8 thoughts on “A la vie, à la mort – Colette McBeth

  1. Le "Gone Girl" du pauvre, j'en veux pas ! A l'inverse de toi, ce genre de comparaison ne m'attire pas : je n'aime pas bien qu'on instrumentalise mes auteurs favoris 🙂

    1. Ce genre d'argument commercial m'agace tout autant que toi, mais que veux-tu, je suis faible, et j'espère toujours tomber sur la perle rare ! 😉

  2. A force d'en lire, oui, on se méfie et attend les retournements de situation ou de point de vue.
    Oui, les relecteurs correcteurs, parfois on se dit : faites moi lire ce bouquin, je vais vous le dire, pour les erreurs, et je vous le fais gratuitement, en plus!

  3. J'aime beaucoup les thrillers, mais pas au rabais. J'en ai trop lu pour que cela me plaise encore ! En tous cas j'avais beaucoup aimé Gone Girl.

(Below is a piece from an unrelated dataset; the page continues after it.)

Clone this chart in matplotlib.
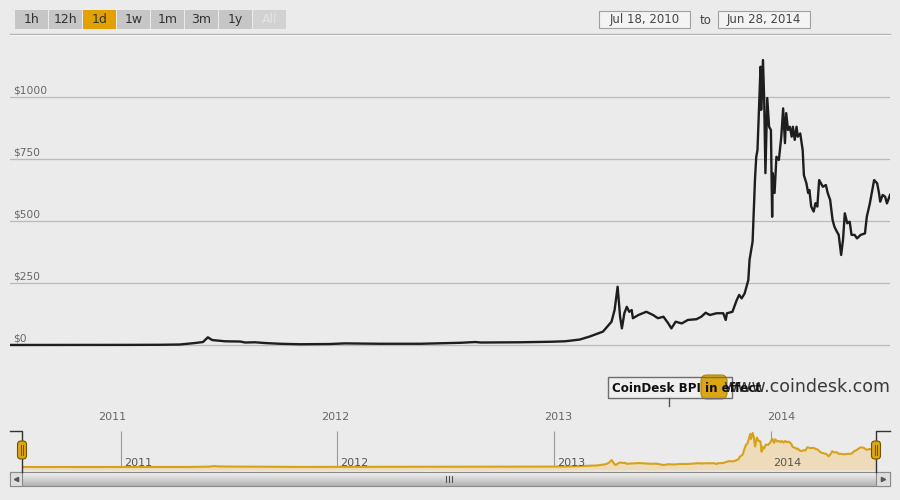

  4. Superbe critique ! Je rejoins ton avis 🙂

    Satané bandeau qui nous a forcé à penser aux Apparences en lisant ce thriller… Bon les similitudes de l'intrigue étaient telles que j'y aurai pensé quoiqu'il en soit, surtout avec le traitement médiatique .

    C'est un roman qui se lit bien en tout cas.